People go into business primarily to make money. Obviously, their intention is to earn more than working for others.
Therefore, they are willing to grind long hours without complaining and they are constantly thinking of ways to expand their businesses by improving quality and efficiency, adding more products, opening branches and marketing aggressively to make more money.
If things go well over many years, the businesses will flourish and grow in value due to additional investment and goodwill. The Chinese have a saying that goes, “Building a business is difficult; maintaining it is even more difficult.” That is because it is not easy for owners of small businesses to find and groom their successor
Many business owners have not actually figured out what to do with their businesses when they call it a day. At the back of their mind, they suppose they will pass it on to their immediate family members.
In another word, they do not think about how to exit their businesses until they have grown very old or fallen ill.
Succession plan
Every business owner should have a business exit plan so as to secure a good value for the enterprise he has built with hard work, dedication and sacrifice. Otherwise, his family will receive scrap value for his business assets other than real properties.
To exit a business, there are basically two options.
The most common and preferred option is to pass on the business to the next generation. But there may be problems. The owner may not have children or even if he has, they may not be interested in the business or capable of managing it.
The other option is to sell the business. Some businesses, especially professional practices, are not easy to sell. It can be difficult to secure a fair value for the business. For example, if an aging dentist does not make arrangement to sell his practice, including his patient list, or take on a partner with the intention to sell it to him later, who will buy things like his dentist chair and equipment?
Generally, life insurance agencies do not have any value as their agency contracts usually authorise their principals to decide whether or not they will recognise the successors. With such a restriction, potential buyers are reluctant to buy the agency. In most instances, the principals absorb the businesses without paying anything. Generally this statement is true unless the Agency Manager finds a solution to overcome the problem. Today - the solution is available but unfortunately many Agency Managers are either too ignorant or too arrogant to acquire the know-how.
Travel agencies, however, are different in that their principals will accept other buyers provided they don’t have bad records.

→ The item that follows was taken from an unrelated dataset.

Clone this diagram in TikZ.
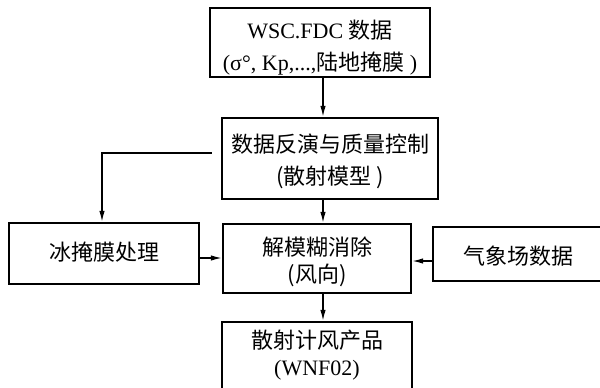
\documentclass[tikz,border=0pt]{standalone}
\usepackage{fontspec}
\setmainfont{Liberation Serif}
\newfontfamily\cjk{Noto Sans CJK SC}
\usetikzlibrary{arrows.meta}
\begin{document}
\begin{tikzpicture}[x=1pt,y=-1pt,
  box/.style={draw, line width=2.3pt, inner sep=0pt},
  txt/.style={inner sep=0pt, align=center},
  widesp/.style={font=\fontsize{22}{32}\selectfont},
  narrowsp/.style={font=\fontsize{22}{27}\selectfont},
  arr/.style={-{Latex[length=11pt,width=5.5pt]}, line width=1.4pt}]
\useasboundingbox (0,0) rectangle (600,388);
\clip (0,0) rectangle (600,388);
\fill[white] (0,0) rectangle (600,388);
% boxes
\node[box, minimum width=220pt, minimum height=69pt] (src) at (320,42.5) {};
\node[box, minimum width=216pt, minimum height=81pt] (inv) at (330,158.5) {};
\node[box, minimum width=190pt, minimum height=61pt] (ice) at (104,253.5) {};
\node[box, minimum width=188pt, minimum height=69pt] (amb) at (317,258.5) {};
\node[box, minimum width=171pt, minimum height=54pt] (met) at (518.5,254) {};
\node[box, minimum width=190pt, minimum height=72pt] (prod) at (317,358) {};
% texts
\node[txt, widesp] (srct) at (320,48)
  {WSC.FDC {\cjk 数据}\\(σ°, Kp,...,{\cjk 陆地掩膜} )};
\node[txt, widesp] (invt) at (330,161)
  {\cjk 数据反演与质量控制\\\cjk (散射模型 )};
\node[txt, narrowsp] (icet) at (104,252) {\cjk 冰掩膜处理};
\node[txt, narrowsp] (ambt) at (317,262) {\cjk 解模糊消除\\\cjk (风向)};
\node[txt, narrowsp] (mett) at (518,256) {\cjk 气象场数据};
\node[txt, narrowsp] (prodt) at (317,355) {\cjk 散射计风产品\\(WNF02)};
% connectors
\coordinate (vx) at (323,0);
\coordinate (lx) at (102,153);
\draw[arr] (src.south -| vx) -- (inv.north -| vx);
\draw[arr] (inv.south -| vx) -- (amb.north -| vx);
\draw[arr] (amb.south -| vx) -- (prod.north -| vx);
\draw[arr, shorten <=9pt] (inv.west |- lx) -- (lx) -- (ice.north -| lx);
\draw[arr] (ice.east |- 0,258) -- (amb.west |- 0,258);
\draw[arr] (met.west |- 0,261) -- (amb.east |- 0,261);
\end{tikzpicture}
\end{document}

Kevin is our family friend. He started a travel agency in the late 1970s and grew it to be among the five largest agencies in Malaysia. After operating the business for 20 years, he sold the business for a few million ringgit and emigrated to Canada to join his children who had gone there to study and settled down.

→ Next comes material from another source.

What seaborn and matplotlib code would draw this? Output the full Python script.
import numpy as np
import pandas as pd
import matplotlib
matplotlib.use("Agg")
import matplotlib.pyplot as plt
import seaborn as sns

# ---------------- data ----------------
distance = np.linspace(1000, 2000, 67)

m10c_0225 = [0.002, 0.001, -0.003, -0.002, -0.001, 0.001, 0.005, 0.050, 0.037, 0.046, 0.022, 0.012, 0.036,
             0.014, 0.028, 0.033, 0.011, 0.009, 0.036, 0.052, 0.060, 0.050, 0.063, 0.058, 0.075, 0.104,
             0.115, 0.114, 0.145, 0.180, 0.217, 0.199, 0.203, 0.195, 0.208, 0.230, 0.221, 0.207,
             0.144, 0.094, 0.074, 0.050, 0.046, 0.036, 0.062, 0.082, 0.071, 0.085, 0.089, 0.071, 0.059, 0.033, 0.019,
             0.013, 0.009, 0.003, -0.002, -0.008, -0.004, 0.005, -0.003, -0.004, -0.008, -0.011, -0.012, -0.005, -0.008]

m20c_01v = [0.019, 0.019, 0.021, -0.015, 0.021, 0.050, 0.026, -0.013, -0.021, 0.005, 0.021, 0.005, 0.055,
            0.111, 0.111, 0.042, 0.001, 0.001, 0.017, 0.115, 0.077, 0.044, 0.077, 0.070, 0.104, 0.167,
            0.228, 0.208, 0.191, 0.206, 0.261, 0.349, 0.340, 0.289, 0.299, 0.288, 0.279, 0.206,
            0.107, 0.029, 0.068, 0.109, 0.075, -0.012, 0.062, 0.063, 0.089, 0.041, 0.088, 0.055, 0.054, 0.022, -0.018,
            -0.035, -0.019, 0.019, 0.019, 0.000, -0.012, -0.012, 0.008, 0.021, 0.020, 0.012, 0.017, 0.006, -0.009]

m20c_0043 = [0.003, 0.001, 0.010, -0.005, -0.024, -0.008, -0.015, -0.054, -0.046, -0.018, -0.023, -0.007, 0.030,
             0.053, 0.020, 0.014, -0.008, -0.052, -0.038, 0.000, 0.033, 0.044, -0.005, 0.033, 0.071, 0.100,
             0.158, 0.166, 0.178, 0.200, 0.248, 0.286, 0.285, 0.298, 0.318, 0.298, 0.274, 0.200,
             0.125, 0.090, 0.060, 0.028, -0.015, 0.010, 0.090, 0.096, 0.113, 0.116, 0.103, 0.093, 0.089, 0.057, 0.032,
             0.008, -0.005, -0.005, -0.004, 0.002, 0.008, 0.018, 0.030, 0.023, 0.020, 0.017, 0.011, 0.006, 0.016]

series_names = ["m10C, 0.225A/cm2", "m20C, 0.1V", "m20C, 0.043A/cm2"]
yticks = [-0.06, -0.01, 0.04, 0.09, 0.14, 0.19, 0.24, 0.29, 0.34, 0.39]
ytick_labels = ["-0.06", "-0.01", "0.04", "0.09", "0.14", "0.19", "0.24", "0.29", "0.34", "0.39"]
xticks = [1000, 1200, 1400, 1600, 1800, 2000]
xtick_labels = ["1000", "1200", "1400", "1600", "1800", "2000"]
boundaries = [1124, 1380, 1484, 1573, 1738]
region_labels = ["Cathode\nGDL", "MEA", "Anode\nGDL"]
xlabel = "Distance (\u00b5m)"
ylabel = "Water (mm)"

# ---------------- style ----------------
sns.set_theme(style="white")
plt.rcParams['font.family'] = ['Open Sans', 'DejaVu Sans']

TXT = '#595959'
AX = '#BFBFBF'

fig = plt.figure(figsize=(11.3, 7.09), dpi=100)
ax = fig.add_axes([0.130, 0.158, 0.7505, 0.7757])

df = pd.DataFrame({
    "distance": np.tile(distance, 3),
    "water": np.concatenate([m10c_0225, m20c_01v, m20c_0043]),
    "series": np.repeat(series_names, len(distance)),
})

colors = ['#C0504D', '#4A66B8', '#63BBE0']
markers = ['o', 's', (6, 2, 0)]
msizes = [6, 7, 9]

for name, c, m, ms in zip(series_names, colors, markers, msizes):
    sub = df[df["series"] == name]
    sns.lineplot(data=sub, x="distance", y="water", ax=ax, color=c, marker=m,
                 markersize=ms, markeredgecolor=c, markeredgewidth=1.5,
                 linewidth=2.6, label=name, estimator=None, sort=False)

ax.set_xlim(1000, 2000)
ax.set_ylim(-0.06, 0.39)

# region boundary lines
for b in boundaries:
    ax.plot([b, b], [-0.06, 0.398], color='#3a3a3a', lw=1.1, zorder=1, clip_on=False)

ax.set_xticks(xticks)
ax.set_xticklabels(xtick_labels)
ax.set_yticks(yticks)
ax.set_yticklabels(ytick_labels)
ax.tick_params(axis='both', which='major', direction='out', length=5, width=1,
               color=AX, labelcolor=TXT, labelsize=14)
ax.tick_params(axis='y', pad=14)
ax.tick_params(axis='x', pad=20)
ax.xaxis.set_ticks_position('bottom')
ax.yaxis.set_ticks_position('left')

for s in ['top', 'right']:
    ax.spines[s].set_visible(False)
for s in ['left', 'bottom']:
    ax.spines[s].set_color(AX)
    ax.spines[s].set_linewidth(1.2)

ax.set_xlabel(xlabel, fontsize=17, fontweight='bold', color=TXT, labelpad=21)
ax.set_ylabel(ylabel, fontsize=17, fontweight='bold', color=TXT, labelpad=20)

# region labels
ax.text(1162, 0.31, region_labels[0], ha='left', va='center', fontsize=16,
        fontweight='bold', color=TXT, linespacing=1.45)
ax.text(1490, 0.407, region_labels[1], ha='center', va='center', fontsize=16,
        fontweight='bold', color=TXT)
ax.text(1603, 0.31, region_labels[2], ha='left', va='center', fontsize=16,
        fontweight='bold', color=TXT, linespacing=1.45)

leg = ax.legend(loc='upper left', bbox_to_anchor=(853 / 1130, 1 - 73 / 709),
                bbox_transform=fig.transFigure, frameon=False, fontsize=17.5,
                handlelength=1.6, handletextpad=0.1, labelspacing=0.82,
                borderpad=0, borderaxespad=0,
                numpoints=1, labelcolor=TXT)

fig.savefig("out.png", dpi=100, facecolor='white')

Whether a business has zero value or is worth millions depends on whether there are legal encumbrances.
Mergers & take-overs
If the business is large and profitable enough, additional options are available.

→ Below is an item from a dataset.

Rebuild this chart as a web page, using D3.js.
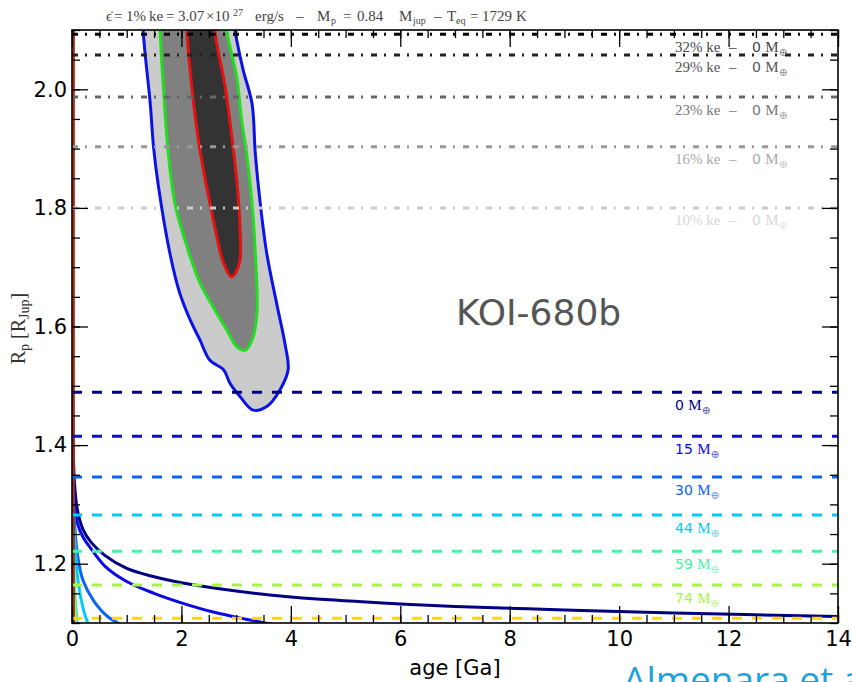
<!DOCTYPE html>
<html>
<head>
<meta charset="utf-8">
<script src="https://cdn.jsdelivr.net/npm/d3@7"></script>
<style>
  body { margin: 0; background: #fff; }
  svg { display: block; font-family: "DejaVu Sans", sans-serif; }
  .serif { font-family: "Liberation Serif", "DejaVu Serif", serif; }
  .tick line { stroke: #000; stroke-width: 1.3; }
</style>
</head>
<body>
<div id="chart"></div>
<script>
// ---- data ----
// constant-radius references: heating efficiency (ke) and core mass
const keLevels = ['32%', '29%', '23%', '16%', '10%'];
const keRadii = [2.093, 2.058, 1.987, 1.903, 1.800];

const coreMasses = ['0', '15', '30', '44', '59', '74', '89'];
const massRadii = [1.489, 1.415, 1.346, 1.282, 1.221, 1.164, 1.108];

// evolution tracks (age in Ga, radius in R_Jup), one per core mass
const track0Ages = [0.005, 0.02, 0.05, 0.1, 0.2, 0.35, 0.6, 1.0, 1.5, 2.0, 3.0, 4.0, 5.3, 7, 9, 11, 14];
const track0Radii = [1.50, 1.40, 1.33, 1.29, 1.258, 1.236, 1.214, 1.192, 1.178, 1.168, 1.154, 1.144, 1.136, 1.128, 1.122, 1.117, 1.111];
const track15Ages = [0.005, 0.02, 0.05, 0.1, 0.2, 0.35, 0.6, 1.0, 1.5, 2.0, 2.6, 3.2, 3.7];
const track15Radii = [1.42, 1.35, 1.30, 1.268, 1.245, 1.225, 1.196, 1.17, 1.15, 1.134, 1.118, 1.106, 1.097];
const track30Ages = [0.005, 0.02, 0.05, 0.1, 0.2, 0.4, 0.65, 0.9];
const track30Radii = [1.40, 1.32, 1.265, 1.215, 1.172, 1.137, 1.111, 1.097];
const track44Ages = [0.003, 0.02, 0.055, 0.115, 0.21, 0.3];
const track44Radii = [1.36, 1.29, 1.235, 1.167, 1.122, 1.097];
const track59Ages = [0.003, 0.02, 0.037, 0.06, 0.1];
const track59Radii = [1.30, 1.22, 1.184, 1.14, 1.097];
const track74Ages = [0.002, 0.02, 0.04, 0.06];
const track74Radii = [1.25, 1.17, 1.12, 1.097];
const track89Ages = [0.001, 0.01, 0.03];
const track89Radii = [1.20, 1.13, 1.097];
// high-ke tracks all sit on the age=0 edge
const keTrackAges = [0.03, 0.03];
const keTrackRadii = [1.1, 2.1];

// posterior contours (outer, middle, inner)
const outerAges = [1.28, 1.30, 1.43, 1.49, 1.58, 1.79, 1.97, 2.16, 2.34, 2.52, 2.77, 2.89, 3.07, 3.31, 3.56, 3.80, 3.95, 3.89, 3.74, 3.56, 3.44, 3.35, 3.29, 3.13, 3.01, 2.98, 2.96];
const outerRadii = [2.2, 2.1, 1.976, 1.903, 1.836, 1.723, 1.656, 1.611, 1.577, 1.543, 1.527, 1.504, 1.482, 1.459, 1.465, 1.493, 1.527, 1.572, 1.639, 1.723, 1.808, 1.892, 1.976, 2.032, 2.083, 2.1, 2.2];
const midAges = [1.60, 1.61, 1.67, 1.76, 1.88, 2.10, 2.34, 2.58, 2.83, 3.01, 3.16, 3.29, 3.38, 3.35, 3.29, 3.19, 3.10, 3.01, 2.83, 2.80];
const midRadii = [2.2, 2.1, 2.004, 1.892, 1.808, 1.735, 1.673, 1.633, 1.594, 1.566, 1.560, 1.577, 1.622, 1.723, 1.808, 1.892, 1.948, 2.021, 2.1, 2.2];
const innerAges = [2.09, 2.10, 2.19, 2.31, 2.46, 2.61, 2.77, 2.92, 3.06, 3.07, 3.01, 2.92, 2.80, 2.61, 2.59];
const innerRadii = [2.2, 2.1, 2.004, 1.914, 1.836, 1.768, 1.707, 1.684, 1.707, 1.768, 1.847, 1.920, 2.004, 2.1, 2.2];

// ---- styles ----
const keColors = ['#000', '#222', '#666', '#999', '#ccc'];
const keLabelColors = ['#444', '#555', '#777', '#aaa', '#d8d8d8'];
const massColors = ['#000080', '#0a0ae6', '#0a64f5', '#00ccf5', '#44f5a0', '#a6f545', '#ffd700'];

const width = 852, height = 682;
const plotLeft = 72, plotRight = 838, plotTop = 30, plotBottom = 623;

const svg = d3.select('#chart').append('svg')
    .attr('width', width).attr('height', height);

const x = d3.scaleLinear().domain([0, 14]).range([plotLeft, plotRight]);
const y = d3.scaleLinear().domain([1.1, 2.1]).range([plotBottom, plotTop]);

svg.append('clipPath').attr('id', 'plot-clip')
  .append('rect')
    .attr('x', plotLeft).attr('y', plotTop)
    .attr('width', plotRight - plotLeft).attr('height', plotBottom - plotTop);

const plot = svg.append('g').attr('clip-path', 'url(#plot-clip)');

const zip = (a, b) => a.map((v, i) => [v, b[i]]);
const line = d3.line().x(d => x(d[0])).y(d => y(d[1]));
const smooth = d3.line().x(d => x(d[0])).y(d => y(d[1])).curve(d3.curveCatmullRom.alpha(0.5));
const closed = d3.line().x(d => x(d[0])).y(d => y(d[1])).curve(d3.curveCatmullRomClosed.alpha(0.5));

// contours
[[outerAges, outerRadii, '#cbcbcb', '#0a14e6'],
 [midAges, midRadii, '#808080', '#22dd22'],
 [innerAges, innerRadii, '#333', '#e51010']].forEach(([a, r, fill, stroke]) => {
  plot.append('path')
      .attr('d', closed(zip(a, r)))
      .attr('fill', fill).attr('stroke', stroke).attr('stroke-width', 3);
});

// evolution tracks
const tracks = [
  [track0Ages, track0Radii], [track15Ages, track15Radii], [track30Ages, track30Radii],
  [track44Ages, track44Radii], [track59Ages, track59Radii], [track74Ages, track74Radii],
  [track89Ages, track89Radii]
];
tracks.forEach(([a, r], i) => {
  plot.append('path')
      .attr('d', smooth(zip(a, r)))
      .attr('fill', 'none').attr('stroke', massColors[i]).attr('stroke-width', 3);
});
plot.append('path')
    .attr('d', line(zip(keTrackAges, keTrackRadii)))
    .attr('fill', 'none').attr('stroke', '#b02a10').attr('stroke-width', 2.5);

// core-mass radius levels
plot.selectAll('line.mass')
  .data(massRadii)
  .join('line')
    .classed('mass', true)
    .attr('x1', plotLeft).attr('x2', plotRight)
    .attr('y1', d => y(d)).attr('y2', d => y(d))
    .attr('stroke', (d, i) => massColors[i])
    .attr('stroke-width', 3)
    .attr('stroke-dasharray', '10,10');

// ke radius levels
plot.selectAll('line.ke')
  .data(keRadii)
  .join('line')
    .classed('ke', true)
    .attr('x1', plotLeft).attr('x2', plotRight)
    .attr('y1', d => y(d)).attr('y2', d => y(d))
    .attr('stroke', (d, i) => keColors[i])
    .attr('stroke-width', 3)
    .attr('stroke-dasharray', '6,7,2,8');

// labels under the levels (the lowest one falls outside the frame)
const labelX = 675, labelDrop = 17.5;
const shownMasses = massRadii
    .map((r, i) => ({r, label: coreMasses[i], color: massColors[i]}))
    .filter(d => y(d.r) + labelDrop < plotBottom);

plot.selectAll('text.mass-label')
  .data(shownMasses)
  .join('text')
    .classed('mass-label', true)
    .attr('x', labelX).attr('y', d => y(d.r) + labelDrop)
    .attr('font-size', 14)
    .attr('fill', d => d.color)
    .each(function(d) {
      const t = d3.select(this);
      t.append('tspan').text(d.label + ' ');
      t.append('tspan').attr('class', 'serif').attr('font-size', 15).text('M');
      t.append('tspan').attr('class', 'serif').attr('font-size', 11)
          .attr('dy', 4).attr('opacity', 0.6).text('⊕');
    });

plot.selectAll('text.ke-label')
  .data(keRadii)
  .join('text')
    .classed('ke-label', true)
    .attr('x', labelX).attr('y', d => y(d) + labelDrop)
    .attr('font-size', 14)
    .attr('fill', (d, i) => keLabelColors[i])
    .each(function(d, i) {
      const t = d3.select(this);
      t.append('tspan').attr('class', 'serif').attr('font-size', 15).text(keLevels[i] + ' ke');
      t.append('tspan').attr('class', 'serif').attr('font-size', 15).attr('x', 729).text('–');
      t.append('tspan').attr('x', 752).text('0 ');
      t.append('tspan').attr('class', 'serif').attr('font-size', 15).text('M');
      t.append('tspan').attr('class', 'serif').attr('font-size', 11)
          .attr('dy', 4).attr('opacity', 0.6).text('⊕');
    });

// planet name
svg.append('text')
    .attr('x', 456).attr('y', 325)
    .attr('font-size', 36).attr('fill', '#555')
    .text('KOI-680b');

// frame
svg.append('rect')
    .attr('x', plotLeft).attr('y', plotTop)
    .attr('width', plotRight - plotLeft).attr('height', plotBottom - plotTop)
    .attr('fill', 'none').attr('stroke', '#000').attr('stroke-width', 1.6);

// axes: ticks point inwards on all four sides
const xMinor = d3.range(0, 14.01, 0.5);
const xMajor = d3.range(0, 14.01, 2);
const yMinor = d3.range(1.1, 2.101, 0.05);
const yMajor = [1.2, 1.4, 1.6, 1.8, 2.0];

function addAxis(axis, tx, ty, labels) {
  const g = svg.append('g').attr('transform', `translate(${tx},${ty})`).call(axis);
  g.select('.domain').remove();
  if (labels) {
    g.selectAll('text').attr('font-size', 21)
        .attr('font-family', '"DejaVu Sans", sans-serif').attr('fill', '#000');
  } else {
    g.selectAll('text').remove();
  }
  return g;
}

addAxis(d3.axisBottom(x).tickValues(xMinor).tickSize(-8).tickFormat(''), 0, plotBottom, false);
addAxis(d3.axisBottom(x).tickValues(xMajor).tickSize(-17).tickPadding(8).tickFormat(d3.format('d')), 0, plotBottom, true);
addAxis(d3.axisTop(x).tickValues(xMinor).tickSize(-8).tickFormat(''), 0, plotTop, false);
addAxis(d3.axisTop(x).tickValues(xMajor).tickSize(-17).tickFormat(''), 0, plotTop, false);
addAxis(d3.axisLeft(y).tickValues(yMinor).tickSize(-8).tickFormat(''), plotLeft, 0, false);
addAxis(d3.axisLeft(y).tickValues(yMajor).tickSize(-16).tickPadding(5).tickFormat(d3.format('.1f')), plotLeft, 0, true);
addAxis(d3.axisRight(y).tickValues(yMinor).tickSize(-8).tickFormat(''), plotRight, 0, false);
addAxis(d3.axisRight(y).tickValues(yMajor).tickSize(-16).tickFormat(''), plotRight, 0, false);

// axis titles
svg.append('text')
    .attr('x', (plotLeft + plotRight) / 2).attr('y', 675)
    .attr('text-anchor', 'middle').attr('font-size', 21)
    .text('age [Ga]');

const yTitle = svg.append('text')
    .attr('class', 'serif')
    .attr('transform', `translate(25,${(plotTop + plotBottom) / 2 + 2}) rotate(-90)`)
    .attr('text-anchor', 'middle').attr('font-size', 20).attr('fill', '#333');
yTitle.append('tspan').text('R');
yTitle.append('tspan').attr('font-size', 14).attr('dy', 4).text('p');
yTitle.append('tspan').attr('dy', -4).text(' [R');
yTitle.append('tspan').attr('font-size', 14).attr('dy', 4).text('Jup');
yTitle.append('tspan').attr('dy', -4).text(']');

// run parameters above the frame, laid out piece by piece like the math text
const title = svg.append('text')
    .attr('class', 'serif')
    .attr('y', 21)
    .attr('font-size', 15).attr('fill', '#444');
[['ϵ̇', 106, 0], ['=', 114, 0], ['1%', 126, 0], ['ke', 149, 0], ['=', 166, 0], ['3.07', 178, 0],
 ['×10', 206, 0], ['27', 233, -5], ['erg/s', 255, 0], ['–', 296, 0], ['M', 317, 0], ['p', 331, 3],
 ['=', 343, 0], ['0.84', 357, 0], ['M', 399, 0], ['jup', 413, 3], ['–', 434, 0], ['T', 447, 0],
 ['eq', 456, 3], ['=', 470, 0], ['1729', 482, 0], ['K', 516, 0]].forEach(([s, px, shift]) => {
  title.append('tspan')
      .attr('x', px).attr('y', 21 + shift)
      .attr('font-size', shift ? 10 : 15)
      .text(s);
});

// credit, cut by the bottom of the page
svg.append('text')
    .attr('x', 623).attr('y', 693)
    .attr('font-size', 37).attr('fill', '#1ea2dc')
    .attr('font-family', '"Open Sans", sans-serif')
    .text('Almenara et al.');
</script>
</body>
</html>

There are many large companies, especially the public-listed ones, constantly looking for profitable and well-managed businesses to merge with or take over. The retiring business owner can negotiate for a reasonable value for his business to be taken over for cash and/or shares of the company doing the acquiring.
He business owner who is selling his company has the option to take a lesser role and continue to receive remuneration as an adviser or leave all together.
Another viable option is to take the route of making an initial public offer (IPO) of the company’s shares and list the company on a stock exchange. This route usually takes a few years to materialise but it certainly offers exceptionally good value to the business owner.
It is common to have the net worth of a company jump anywhere from 50% to 300% if the IPO is executed properly and marketed aggressively.
Alibaba IPO
A case in point is the recent IPO of Alibaba Group of Hangzhou, China, that saw the wealth of its founder, Jack Ma jump from US$7.1bil (RM23.1bil) last year, to US$25bil last week, making him the richest man in China today, from eighth last year.
After a company has been successfully listed, subject to a moratorium on the shares he holds, the business owner can sell them when the share price is favourable. In the meantime, he can hire professionals to manage the business and then groom a selected candidate to take over his responsibilities.
He may choose to keep his shares and sit on the board of directors to set the directions of the company. When he feels the time is right, he may divest his shares to his family members or bequeath them in his will.
Ideally, a business should reward its owner with maximum value for having slogged for it. This will
only happen if there is a viable business exit plan. Do you have one?